## start Data lines

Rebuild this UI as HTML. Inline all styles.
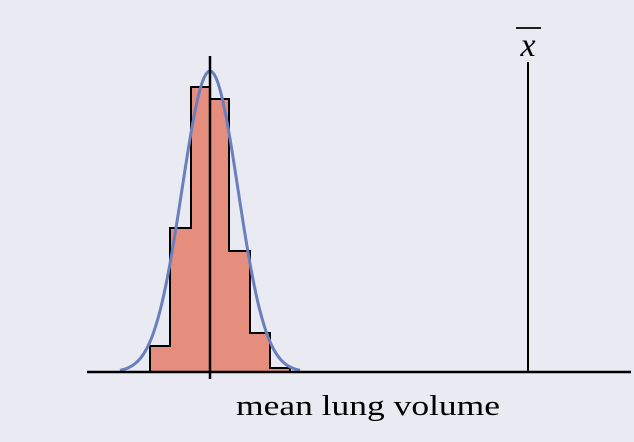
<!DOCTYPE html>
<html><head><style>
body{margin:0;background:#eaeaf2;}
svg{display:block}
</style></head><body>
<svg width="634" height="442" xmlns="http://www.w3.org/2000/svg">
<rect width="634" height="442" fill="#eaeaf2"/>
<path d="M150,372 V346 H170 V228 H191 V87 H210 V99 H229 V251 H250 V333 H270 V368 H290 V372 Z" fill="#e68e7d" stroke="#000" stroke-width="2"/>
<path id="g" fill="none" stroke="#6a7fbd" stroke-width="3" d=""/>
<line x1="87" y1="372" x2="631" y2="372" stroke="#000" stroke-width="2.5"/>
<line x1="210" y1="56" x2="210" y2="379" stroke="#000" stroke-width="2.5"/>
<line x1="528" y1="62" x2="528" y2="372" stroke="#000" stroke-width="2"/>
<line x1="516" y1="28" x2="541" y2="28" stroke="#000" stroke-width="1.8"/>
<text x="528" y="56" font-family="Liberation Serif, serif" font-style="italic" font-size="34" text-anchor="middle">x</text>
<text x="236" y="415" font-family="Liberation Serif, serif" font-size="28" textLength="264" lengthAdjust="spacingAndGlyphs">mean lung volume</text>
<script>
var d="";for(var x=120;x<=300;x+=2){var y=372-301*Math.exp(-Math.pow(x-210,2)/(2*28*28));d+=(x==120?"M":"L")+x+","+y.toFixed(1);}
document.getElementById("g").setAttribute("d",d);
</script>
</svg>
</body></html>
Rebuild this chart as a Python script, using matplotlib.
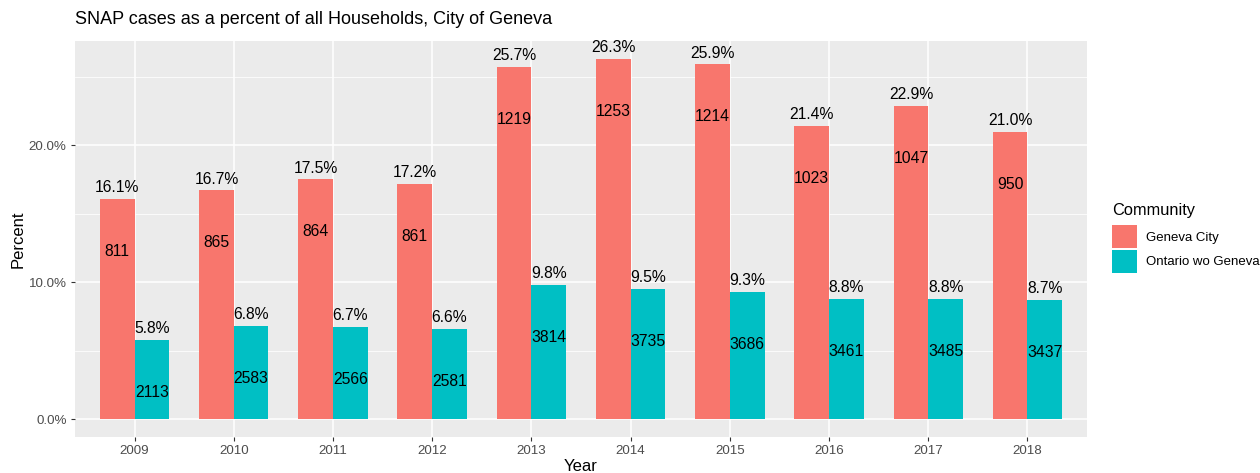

## end Data lines

▸ Required work
Write out the entries again, exactly as given, skipping any images.

▸ Task output
Rebuild this UI as HTML. Inline all styles.
<!DOCTYPE html>
<html><head><style>
body{margin:0;background:#eaeaf2;}
svg{display:block}
</style></head><body>
<svg width="634" height="442" xmlns="http://www.w3.org/2000/svg">
<rect width="634" height="442" fill="#eaeaf2"/>
<path d="M150,372 V346 H170 V228 H191 V87 H210 V99 H229 V251 H250 V333 H270 V368 H290 V372 Z" fill="#e68e7d" stroke="#000" stroke-width="2"/>
<path id="g" fill="none" stroke="#6a7fbd" stroke-width="3" d=""/>
<line x1="87" y1="372" x2="631" y2="372" stroke="#000" stroke-width="2.5"/>
<line x1="210" y1="56" x2="210" y2="379" stroke="#000" stroke-width="2.5"/>
<line x1="528" y1="62" x2="528" y2="372" stroke="#000" stroke-width="2"/>
<line x1="516" y1="28" x2="541" y2="28" stroke="#000" stroke-width="1.8"/>
<text x="528" y="56" font-family="Liberation Serif, serif" font-style="italic" font-size="34" text-anchor="middle">x</text>
<text x="236" y="415" font-family="Liberation Serif, serif" font-size="28" textLength="264" lengthAdjust="spacingAndGlyphs">mean lung volume</text>
<script>
var d="";for(var x=120;x<=300;x+=2){var y=372-301*Math.exp(-Math.pow(x-210,2)/(2*28*28));d+=(x==120?"M":"L")+x+","+y.toFixed(1);}
document.getElementById("g").setAttribute("d",d);
</script>
</svg>
</body></html>
Rebuild this chart as a Python script, using matplotlib.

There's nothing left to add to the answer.